Morocco is different. As soon as my brother and I landed in Marrakesh in middle of December, Morocco surrounded us. Our taxi from the airport could not drive further down the narrow walled city lanes, so we walked the remaining convoluted blocks to our Riad, a hotel fort with no exterior windows, a discrete brass nameplate, and a roof terrace.
Tourists aren’t passive participants in Morocco. They are thrown into the fray. Oh the diverse traffic: motorcycles whizz, donkeys amble, and the fully-veiled stream by on the way to market. Once in Djemaa El Fna, shopkeepers invite and harass, carnival men try to put monkeys on shoulders, and snake charmers entrance both cobras and crowds. Empty dilapidated museums and fancy restaurants provide respite from the throngs outside. Our days were so rich and exhausting that we did not go out much after dinner.
Morocco proved cold, unexpectedly cold, like most hot spots in the winter. Buildings and hotel rooms are poorly heated. We turned flimsy air conditioners to 30C, donned ski hats, and huddled under blankets. Cold incapacitates when sick and all three of us got sick at different points in the trip with colds, fever, and then dysentery. Poor Lee shivered and shivered in our desert fort of Merzouga.

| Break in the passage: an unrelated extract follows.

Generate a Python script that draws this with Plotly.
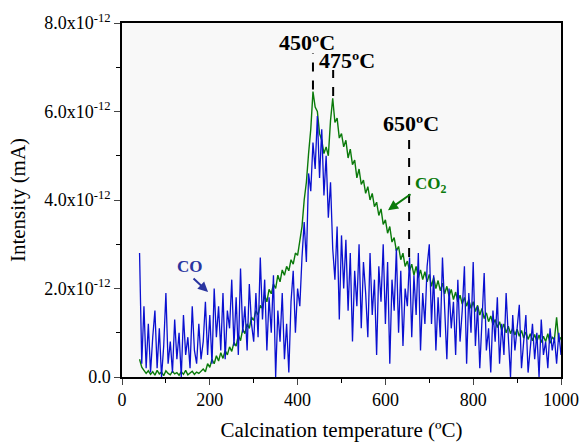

We landed on a December 19 sunny afternoon in Marrakesh, stayed 3 nights in the throng to see the giant ancient sites and parks. We then boarded a train that rode to the coast at Casablanca, past Rabat, through Meknes, and on to our destination of Fez for the next three nights. Our Fassie hotel threw a sumptuous Christmas Eve dinner with musicians and illicit champagne. Ray and I ducked out just before midnight to visit the hamam for an incomprehensible vigorous scrub and buckets of water over head. From Fez, we took an overnight bus far east and south to the edge of the Sahara at Merzouga. The bus arrived ninety minutes early, at 5:30am, in a deserted town square. After a fortuitous taxi ride, we confronted the locked gates of our hotel fort at the edge of town, so we watched the sun rise over the cold dunes. The next evening, we rode camels close to Algeria into a berber camp for an evening meal and drumming. We woke before sunrise to reboard our camels for the two-hour journey back to our Merzouga fort. To close the trip, we took a quite-long twelve-hour bus ride over the snowy Atlas mountains back to Marrakesh and into a restful but bland artists’ resort called the Fellah Hotel. After two nights sitting by the pool at the Fellah, Lee flew on to Lisbon while Ray and I spent an extra night in Madrid.
It was a harder trip than usual with the cold, sickness, long travel, and too many Moroccans. Still, nothing got stolen, nobody got hurt, and we got along well. As we did so much – camel trek, cooking class, lunch with tortoises, cobras – we’ll remember Morocco as quite the exotic adventure.